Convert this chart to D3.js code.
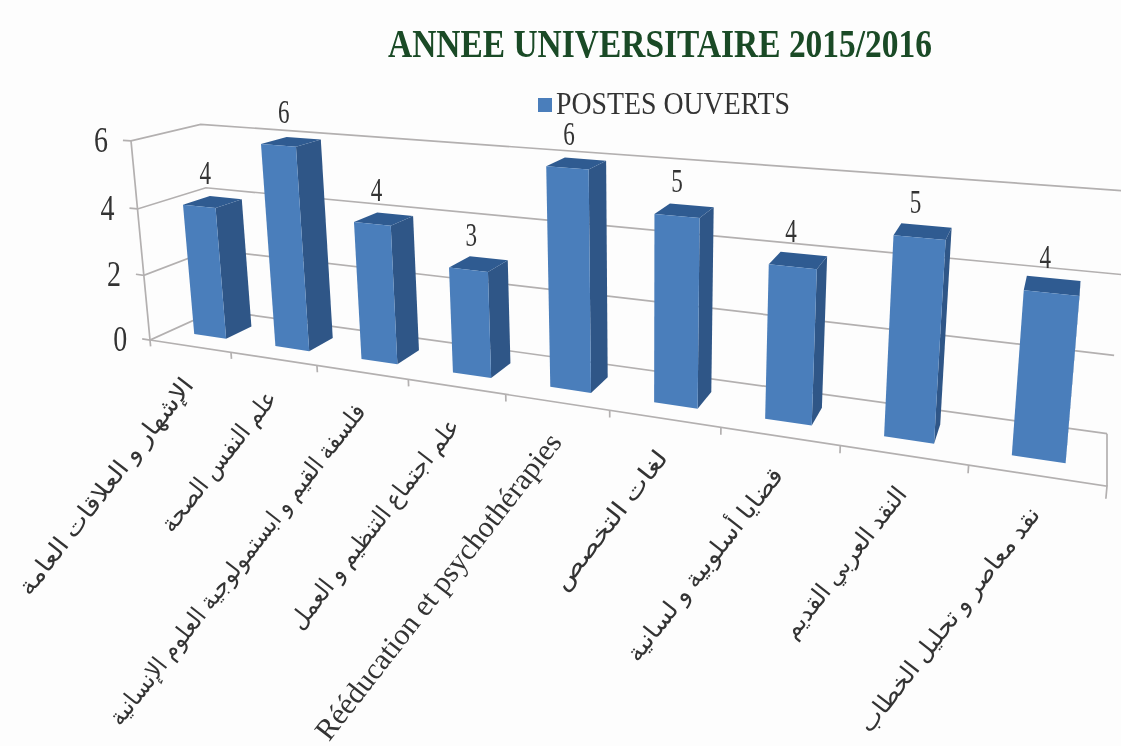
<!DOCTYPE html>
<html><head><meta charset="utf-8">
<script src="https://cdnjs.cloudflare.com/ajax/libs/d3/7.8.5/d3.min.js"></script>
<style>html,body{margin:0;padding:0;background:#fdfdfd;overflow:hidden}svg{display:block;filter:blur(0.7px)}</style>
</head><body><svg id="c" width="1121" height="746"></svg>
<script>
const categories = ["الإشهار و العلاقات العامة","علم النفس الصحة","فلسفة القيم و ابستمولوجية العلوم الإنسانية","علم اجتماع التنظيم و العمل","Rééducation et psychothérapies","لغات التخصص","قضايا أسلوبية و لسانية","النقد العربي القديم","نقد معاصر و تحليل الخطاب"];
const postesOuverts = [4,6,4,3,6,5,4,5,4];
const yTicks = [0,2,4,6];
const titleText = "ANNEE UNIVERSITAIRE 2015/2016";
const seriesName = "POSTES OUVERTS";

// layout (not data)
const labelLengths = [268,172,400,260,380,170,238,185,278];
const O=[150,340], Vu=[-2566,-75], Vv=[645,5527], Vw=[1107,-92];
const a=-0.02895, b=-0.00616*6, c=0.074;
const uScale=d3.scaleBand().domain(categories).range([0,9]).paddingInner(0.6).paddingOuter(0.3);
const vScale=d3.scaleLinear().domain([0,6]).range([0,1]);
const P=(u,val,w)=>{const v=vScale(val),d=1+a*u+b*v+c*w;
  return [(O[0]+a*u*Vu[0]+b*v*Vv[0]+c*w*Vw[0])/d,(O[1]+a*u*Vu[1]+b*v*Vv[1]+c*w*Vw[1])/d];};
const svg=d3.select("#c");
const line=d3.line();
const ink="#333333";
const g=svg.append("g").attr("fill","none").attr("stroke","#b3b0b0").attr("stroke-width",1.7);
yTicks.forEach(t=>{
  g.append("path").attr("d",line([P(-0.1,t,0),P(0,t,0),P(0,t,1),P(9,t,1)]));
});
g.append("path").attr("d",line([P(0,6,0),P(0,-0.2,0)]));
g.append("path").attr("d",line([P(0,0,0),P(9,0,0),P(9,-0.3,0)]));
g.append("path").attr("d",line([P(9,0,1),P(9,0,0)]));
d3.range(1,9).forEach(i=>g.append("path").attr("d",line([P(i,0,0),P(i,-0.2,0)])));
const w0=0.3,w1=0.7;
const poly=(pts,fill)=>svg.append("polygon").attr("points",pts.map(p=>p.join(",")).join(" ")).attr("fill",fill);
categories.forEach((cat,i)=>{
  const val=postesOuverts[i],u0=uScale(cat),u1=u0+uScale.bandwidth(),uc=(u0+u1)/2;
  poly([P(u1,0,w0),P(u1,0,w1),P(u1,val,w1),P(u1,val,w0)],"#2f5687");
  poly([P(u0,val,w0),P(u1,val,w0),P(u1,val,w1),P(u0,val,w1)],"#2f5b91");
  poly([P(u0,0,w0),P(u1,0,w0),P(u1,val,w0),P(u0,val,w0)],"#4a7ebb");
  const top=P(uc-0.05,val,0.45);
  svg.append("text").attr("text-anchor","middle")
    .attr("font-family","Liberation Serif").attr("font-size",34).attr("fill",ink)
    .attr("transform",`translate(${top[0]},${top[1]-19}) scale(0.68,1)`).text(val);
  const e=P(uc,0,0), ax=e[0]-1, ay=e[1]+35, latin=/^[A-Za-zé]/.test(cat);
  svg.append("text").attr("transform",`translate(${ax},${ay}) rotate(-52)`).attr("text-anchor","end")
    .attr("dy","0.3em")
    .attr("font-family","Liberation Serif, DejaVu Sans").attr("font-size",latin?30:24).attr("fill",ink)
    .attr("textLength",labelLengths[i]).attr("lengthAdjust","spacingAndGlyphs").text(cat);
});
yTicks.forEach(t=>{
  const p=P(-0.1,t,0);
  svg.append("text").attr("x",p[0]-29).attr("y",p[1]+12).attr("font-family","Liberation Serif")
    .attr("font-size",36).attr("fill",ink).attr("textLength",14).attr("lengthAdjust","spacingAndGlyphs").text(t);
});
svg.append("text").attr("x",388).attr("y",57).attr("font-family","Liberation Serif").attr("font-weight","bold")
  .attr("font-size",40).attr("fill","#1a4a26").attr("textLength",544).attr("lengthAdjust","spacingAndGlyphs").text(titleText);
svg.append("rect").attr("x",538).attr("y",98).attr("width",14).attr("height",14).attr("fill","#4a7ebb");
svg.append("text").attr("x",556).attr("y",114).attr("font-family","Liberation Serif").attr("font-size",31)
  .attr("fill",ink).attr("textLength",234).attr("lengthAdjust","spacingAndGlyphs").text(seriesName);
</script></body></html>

# Challenge:
Quote each line of the listing exactly, but leave the pictures out.

# Correct result:
Convert this chart to D3.js code.
<!DOCTYPE html>
<html><head><meta charset="utf-8">
<script src="https://cdnjs.cloudflare.com/ajax/libs/d3/7.8.5/d3.min.js"></script>
<style>html,body{margin:0;padding:0;background:#fdfdfd;overflow:hidden}svg{display:block;filter:blur(0.7px)}</style>
</head><body><svg id="c" width="1121" height="746"></svg>
<script>
const categories = ["الإشهار و العلاقات العامة","علم النفس الصحة","فلسفة القيم و ابستمولوجية العلوم الإنسانية","علم اجتماع التنظيم و العمل","Rééducation et psychothérapies","لغات التخصص","قضايا أسلوبية و لسانية","النقد العربي القديم","نقد معاصر و تحليل الخطاب"];
const postesOuverts = [4,6,4,3,6,5,4,5,4];
const yTicks = [0,2,4,6];
const titleText = "ANNEE UNIVERSITAIRE 2015/2016";
const seriesName = "POSTES OUVERTS";

// layout (not data)
const labelLengths = [268,172,400,260,380,170,238,185,278];
const O=[150,340], Vu=[-2566,-75], Vv=[645,5527], Vw=[1107,-92];
const a=-0.02895, b=-0.00616*6, c=0.074;
const uScale=d3.scaleBand().domain(categories).range([0,9]).paddingInner(0.6).paddingOuter(0.3);
const vScale=d3.scaleLinear().domain([0,6]).range([0,1]);
const P=(u,val,w)=>{const v=vScale(val),d=1+a*u+b*v+c*w;
  return [(O[0]+a*u*Vu[0]+b*v*Vv[0]+c*w*Vw[0])/d,(O[1]+a*u*Vu[1]+b*v*Vv[1]+c*w*Vw[1])/d];};
const svg=d3.select("#c");
const line=d3.line();
const ink="#333333";
const g=svg.append("g").attr("fill","none").attr("stroke","#b3b0b0").attr("stroke-width",1.7);
yTicks.forEach(t=>{
  g.append("path").attr("d",line([P(-0.1,t,0),P(0,t,0),P(0,t,1),P(9,t,1)]));
});
g.append("path").attr("d",line([P(0,6,0),P(0,-0.2,0)]));
g.append("path").attr("d",line([P(0,0,0),P(9,0,0),P(9,-0.3,0)]));
g.append("path").attr("d",line([P(9,0,1),P(9,0,0)]));
d3.range(1,9).forEach(i=>g.append("path").attr("d",line([P(i,0,0),P(i,-0.2,0)])));
const w0=0.3,w1=0.7;
const poly=(pts,fill)=>svg.append("polygon").attr("points",pts.map(p=>p.join(",")).join(" ")).attr("fill",fill);
categories.forEach((cat,i)=>{
  const val=postesOuverts[i],u0=uScale(cat),u1=u0+uScale.bandwidth(),uc=(u0+u1)/2;
  poly([P(u1,0,w0),P(u1,0,w1),P(u1,val,w1),P(u1,val,w0)],"#2f5687");
  poly([P(u0,val,w0),P(u1,val,w0),P(u1,val,w1),P(u0,val,w1)],"#2f5b91");
  poly([P(u0,0,w0),P(u1,0,w0),P(u1,val,w0),P(u0,val,w0)],"#4a7ebb");
  const top=P(uc-0.05,val,0.45);
  svg.append("text").attr("text-anchor","middle")
    .attr("font-family","Liberation Serif").attr("font-size",34).attr("fill",ink)
    .attr("transform",`translate(${top[0]},${top[1]-19}) scale(0.68,1)`).text(val);
  const e=P(uc,0,0), ax=e[0]-1, ay=e[1]+35, latin=/^[A-Za-zé]/.test(cat);
  svg.append("text").attr("transform",`translate(${ax},${ay}) rotate(-52)`).attr("text-anchor","end")
    .attr("dy","0.3em")
    .attr("font-family","Liberation Serif, DejaVu Sans").attr("font-size",latin?30:24).attr("fill",ink)
    .attr("textLength",labelLengths[i]).attr("lengthAdjust","spacingAndGlyphs").text(cat);
});
yTicks.forEach(t=>{
  const p=P(-0.1,t,0);
  svg.append("text").attr("x",p[0]-29).attr("y",p[1]+12).attr("font-family","Liberation Serif")
    .attr("font-size",36).attr("fill",ink).attr("textLength",14).attr("lengthAdjust","spacingAndGlyphs").text(t);
});
svg.append("text").attr("x",388).attr("y",57).attr("font-family","Liberation Serif").attr("font-weight","bold")
  .attr("font-size",40).attr("fill","#1a4a26").attr("textLength",544).attr("lengthAdjust","spacingAndGlyphs").text(titleText);
svg.append("rect").attr("x",538).attr("y",98).attr("width",14).attr("height",14).attr("fill","#4a7ebb");
svg.append("text").attr("x",556).attr("y",114).attr("font-family","Liberation Serif").attr("font-size",31)
  .attr("fill",ink).attr("textLength",234).attr("lengthAdjust","spacingAndGlyphs").text(seriesName);
</script></body></html>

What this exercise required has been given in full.